In particular, the tenants are not responsible for landlord’s costs in negotiating the price or the documents, nor before the FTT or the UT. With a small exception (£500) for landlords who act unreasonably, a landlord is not responsible for a tenant’s costs in the FTT or the UT, irrespective of the outcome.
If a case is appealed into the courts, the usual cost rules apply in relation to the proceedings in court, i.e. normally loser pays winner’s costs.
What is a house?
There are rarely difficulties in identifying what constitutes a flat. For the purposes of enfranchisement legislation, a “house” is defined as any building:
- Which is designed or adapted for living in; and
- Which it is reasonable to call a house.
This is the basic definition, and there are a number of more detailed points. The definition has a lot of complexities. It clearly includes buildings in mixed use. In particular, there is no exclusion (equivalent to that for collective enfranchisement) where more than 25% of the internal floor area is in commercial use.

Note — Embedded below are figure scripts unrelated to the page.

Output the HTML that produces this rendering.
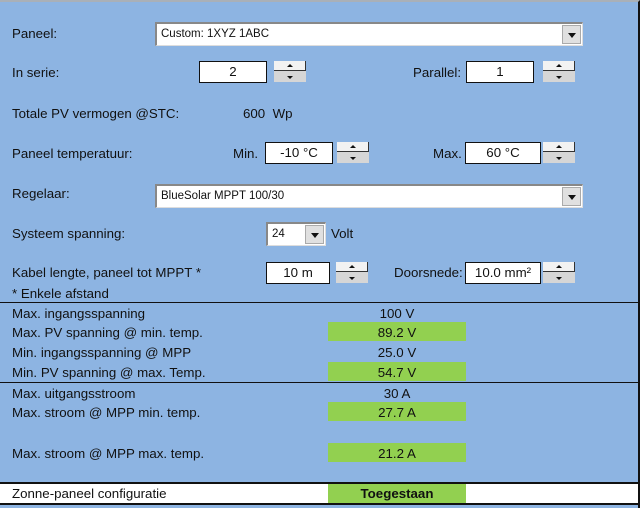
<!DOCTYPE html>
<html><head><meta charset="utf-8"><style>
body{margin:0;width:644px;height:508px;overflow:hidden;background:#fff;font-family:"Liberation Sans",sans-serif;}
#p{position:absolute;left:0;top:0;width:640px;height:508px;background:#8db4e2;border-top:2px solid #a9b0b8;box-sizing:border-box;border-right:2px solid #111;}
.t{position:absolute;font-size:13.3px;color:#111;white-space:nowrap;line-height:16px;}
.box{position:absolute;background:#fff;border:1px solid #111;box-sizing:border-box;font-size:13.3px;text-align:center;line-height:20px;color:#111;}
.combo{position:absolute;background:#fff;border-top:2px solid #888;border-left:2px solid #888;border-right:1px solid #ddd;border-bottom:1px solid #ddd;box-sizing:border-box;font-size:11.5px;line-height:21px;padding-left:4px;color:#111;}
.arr{position:absolute;right:1px;top:1px;bottom:1px;width:19px;background:#e0e0e0;border:1px solid #aaa;box-sizing:border-box;}
.arr:after{content:"";position:absolute;left:5px;top:7px;border-left:4px solid transparent;border-right:4px solid transparent;border-top:5px solid #111;}
.sp{position:absolute;width:32px;height:21px;}
.sp .u{position:absolute;left:0;top:0;width:32px;height:10px;background:#f2f2f2;border-bottom:1px solid #333;border-right:1px solid #333;box-sizing:border-box;}
.sp .d{position:absolute;left:0;top:10px;width:32px;height:11px;background:#d6d6d6;}
.sp .u:after{content:"";position:absolute;left:13px;top:3px;border-left:3px solid transparent;border-right:3px solid transparent;border-bottom:3px solid #111;}
.sp .d:after{content:"";position:absolute;left:13px;top:5px;border-left:3px solid transparent;border-right:3px solid transparent;border-top:3px solid #111;}
.g{position:absolute;left:328px;width:138px;height:19px;background:#92d050;}
.v{position:absolute;left:328px;width:138px;text-align:center;font-size:13.3px;line-height:16px;color:#111;}
.hl{position:absolute;left:0;width:638px;background:#111;}
</style></head><body>
<div id="p">
<div class="t" style="left:12px;top:24px">Paneel:</div>
<div class="combo" style="left:155px;top:20px;width:428px;height:24px">Custom: 1XYZ 1ABC<div class="arr"></div></div>

<div class="t" style="left:12px;top:63px">In serie:</div>
<div class="box" style="left:199px;top:59px;width:68px;height:22px">2</div>
<div class="sp" style="left:274px;top:59px"><div class="u"></div><div class="d"></div></div>
<div class="t" style="left:413px;top:63px">Parallel:</div>
<div class="box" style="left:466px;top:59px;width:68px;height:22px">1</div>
<div class="sp" style="left:543px;top:59px"><div class="u"></div><div class="d"></div></div>

<div class="t" style="left:12px;top:104px">Totale PV vermogen @STC:</div>
<div class="t" style="left:243px;top:104px">600&nbsp; Wp</div>

<div class="t" style="left:12px;top:144px">Paneel temperatuur:</div>
<div class="t" style="left:233px;top:144px">Min.</div>
<div class="box" style="left:265px;top:140px;width:68px;height:22px">-10 °C</div>
<div class="sp" style="left:337px;top:140px"><div class="u"></div><div class="d"></div></div>
<div class="t" style="left:433px;top:144px">Max.</div>
<div class="box" style="left:465px;top:140px;width:76px;height:22px">60 °C</div>
<div class="sp" style="left:543px;top:140px"><div class="u"></div><div class="d"></div></div>

<div class="t" style="left:12px;top:184px">Regelaar:</div>
<div class="combo" style="left:155px;top:182px;width:428px;height:24px">BlueSolar MPPT 100/30<div class="arr"></div></div>

<div class="t" style="left:12px;top:224px">Systeem spanning:</div>
<div class="combo" style="left:266px;top:220px;width:60px;height:24px">24<div class="arr"></div></div>
<div class="t" style="left:331px;top:224px">Volt</div>

<div class="t" style="left:12px;top:263px">Kabel lengte, paneel tot MPPT *</div>
<div class="box" style="left:266px;top:260px;width:64px;height:22px">10 m</div>
<div class="sp" style="left:336px;top:260px"><div class="u"></div><div class="d"></div></div>
<div class="t" style="left:394px;top:263px">Doorsnede:</div>
<div class="box" style="left:465px;top:260px;width:76px;height:22px">10.0 mm²</div>
<div class="sp" style="left:543px;top:260px"><div class="u"></div><div class="d"></div></div>
<div class="t" style="left:12px;top:284px">* Enkele afstand</div>

<div class="hl" style="top:300px;height:1px"></div>
<div class="t" style="left:12px;top:304px">Max. ingangsspanning</div>
<div class="v" style="top:304px">100 V</div>
<div class="g" style="top:320px"></div>
<div class="t" style="left:12px;top:323px">Max. PV spanning @ min. temp.</div>
<div class="v" style="top:323px">89.2 V</div>
<div class="t" style="left:12px;top:343px">Min. ingangsspanning @ MPP</div>
<div class="v" style="top:343px">25.0 V</div>
<div class="g" style="top:360px"></div>
<div class="t" style="left:12px;top:363px">Min. PV spanning @ max. Temp.</div>
<div class="v" style="top:363px">54.7 V</div>
<div class="hl" style="top:380px;height:1px"></div>
<div class="t" style="left:12px;top:384px">Max. uitgangsstroom</div>
<div class="v" style="top:384px">30 A</div>
<div class="g" style="top:400px"></div>
<div class="t" style="left:12px;top:403px">Max. stroom @ MPP min. temp.</div>
<div class="v" style="top:403px">27.7 A</div>
<div class="g" style="top:441px"></div>
<div class="t" style="left:12px;top:444px">Max. stroom @ MPP max. temp.</div>
<div class="v" style="top:444px">21.2 A</div>

<div class="hl" style="top:480px;height:2px"></div>
<div style="position:absolute;left:0;top:482px;width:638px;height:19px;background:#fff"></div>
<div class="g" style="top:482px"></div>
<div class="t" style="left:12px;top:484px">Zonne-paneel configuratie</div>
<div class="v" style="top:484px;font-weight:bold">Toegestaan</div>
<div class="hl" style="top:501px;height:2px"></div>
</div>
</body></html>
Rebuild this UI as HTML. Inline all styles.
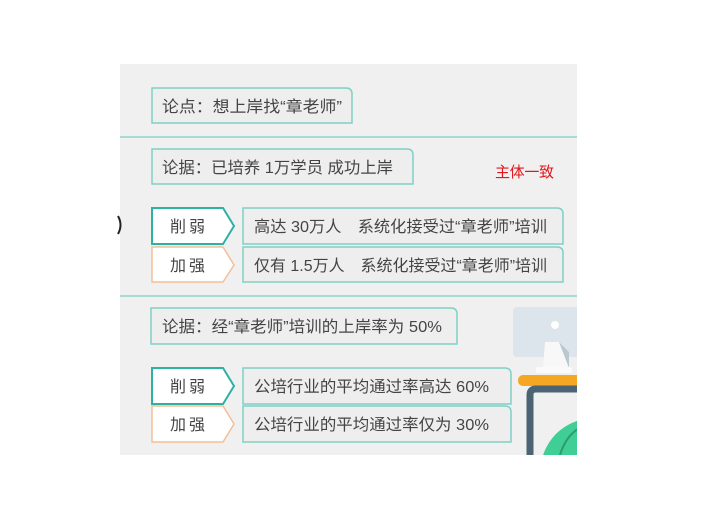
<!DOCTYPE html>
<html><head><meta charset="utf-8"><style>
html,body{margin:0;padding:0;background:#fff;}
svg text{font-family:"Liberation Sans","Noto Sans CJK SC",sans-serif;}
</style></head><body>
<svg width="715" height="504" viewBox="0 0 715 504" xmlns="http://www.w3.org/2000/svg">
<defs><clipPath id="slideclip"><rect x="120" y="64" width="457" height="391"/></clipPath></defs>
<rect x="120" y="64" width="457" height="391" fill="#f0f0f0"/>
<path d="M118,216 q5,9 0,18" stroke="#222" stroke-width="2" fill="none"/>
<line x1="120" y1="137" x2="577" y2="137" stroke="#8fd3cc" stroke-width="1.5"/>
<line x1="120" y1="296" x2="577" y2="296" stroke="#8fd3cc" stroke-width="1.5"/>

<g clip-path="url(#slideclip)">
<rect x="513" y="307" width="75" height="50" rx="4" fill="#dce5eb"/>
<circle cx="555" cy="325" r="4" fill="#fff"/>
<path d="M545,342 h14 l10,10 v16 h-26 z" fill="#f8f8f8"/>
<path d="M559,342 l10,10 v16 z" fill="#b8c7d0"/>
<rect x="536" y="367" width="36" height="6" rx="2" fill="#fafafa"/>
<rect x="518" y="375" width="70" height="11" rx="5" fill="#f5a623"/>
<path d="M530,455 V395 q0,-6 6,-6 H585" stroke="#4b6373" stroke-width="7" fill="none"/>
<path d="M543,455 q10,-28 40,-36 V455 z" fill="#3fcf95"/>
<path d="M560,455 q6,-20 21,-28" stroke="#2a9c70" stroke-width="2" fill="none"/>
</g>

<g>
<path d="M152,88 H346 q6,0 6,6 V123 H152 z" fill="#eeeeee" stroke="#7fcfc6" stroke-width="1.5"/>
<text x="162" y="112" font-size="16" fill="#444" textLength="180" lengthAdjust="spacingAndGlyphs">论点：想上岸找“章老师”</text>
</g>
<g>
<path d="M152,149 H407 q6,0 6,6 V184 H152 z" fill="#eeeeee" stroke="#7fcfc6" stroke-width="1.5"/>
<text x="162" y="173" font-size="16" fill="#444" textLength="231" lengthAdjust="spacingAndGlyphs">论据：已培养 1万学员 成功上岸</text>
</g>
<text x="495" y="177" font-size="15" fill="#e3161c" textLength="59">主体一致</text>

<g>
<path d="M152,208 H223 L234,226 L223,244 H152 z" fill="#fff" stroke="#2cb2a4" stroke-width="2"/>
<text x="170" y="232" font-size="16" fill="#444" textLength="35">削 弱</text>
</g>
<g>
<path d="M243,208 H557 q6,0 6,6 V244 H243 z" fill="#eeeeee" stroke="#7fcfc6" stroke-width="1.5"/>
<text x="254" y="232" font-size="16" fill="#444" textLength="293" lengthAdjust="spacingAndGlyphs">高达 30万人　系统化接受过“章老师”培训</text>
</g>
<g>
<path d="M152,247 H223 L234,265 L223,282 H152 z" fill="#fff" stroke="#f3bf98" stroke-width="1.5"/>
<text x="170" y="271" font-size="16" fill="#444" textLength="35">加 强</text>
</g>
<g>
<path d="M243,247 H557 q6,0 6,6 V282 H243 z" fill="#eeeeee" stroke="#7fcfc6" stroke-width="1.5"/>
<text x="254" y="271" font-size="16" fill="#444" textLength="293" lengthAdjust="spacingAndGlyphs">仅有 1.5万人　系统化接受过“章老师”培训</text>
</g>

<g>
<path d="M151,308 H451 q6,0 6,6 V344 H151 z" fill="#eeeeee" stroke="#7fcfc6" stroke-width="1.5"/>
<text x="162" y="332" font-size="16" fill="#444" textLength="280" lengthAdjust="spacingAndGlyphs">论据：经“章老师”培训的上岸率为 50%</text>
</g>
<g>
<path d="M152,368 H223 L234,386 L223,404 H152 z" fill="#fff" stroke="#2cb2a4" stroke-width="2"/>
<text x="170" y="392" font-size="16" fill="#444" textLength="35">削 弱</text>
</g>
<g>
<path d="M243,368 H505 q6,0 6,6 V404 H243 z" fill="#eeeeee" stroke="#7fcfc6" stroke-width="1.5"/>
<text x="254" y="392" font-size="16" fill="#444" textLength="235" lengthAdjust="spacingAndGlyphs">公培行业的平均通过率高达 60%</text>
</g>
<g>
<path d="M152,406 H223 L234,424 L223,442 H152 z" fill="#fff" stroke="#f3bf98" stroke-width="1.5"/>
<text x="170" y="430" font-size="16" fill="#444" textLength="35">加 强</text>
</g>
<g>
<path d="M243,406 H505 q6,0 6,6 V442 H243 z" fill="#eeeeee" stroke="#7fcfc6" stroke-width="1.5"/>
<text x="254" y="430" font-size="16" fill="#444" textLength="235" lengthAdjust="spacingAndGlyphs">公培行业的平均通过率仅为 30%</text>
</g>
</svg>
</body></html>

The issue has been the subject of several prominent hearings, including before the Supreme Court, but unfortunately there is still no absolute answer as to what is a house. It is clear that a building originally built as a dwelling house but now solely in commercial use is not a “house”, and that such a building that is now solely in residential use is a “house”, but there is a lack of certainty as to the status of such a building in mixed use, meaning that each property must be assessed on a case-by-case basis.
Please note that this is a summary of the principal way in which enfranchisement operates, and the detailed rules are extremely complicated.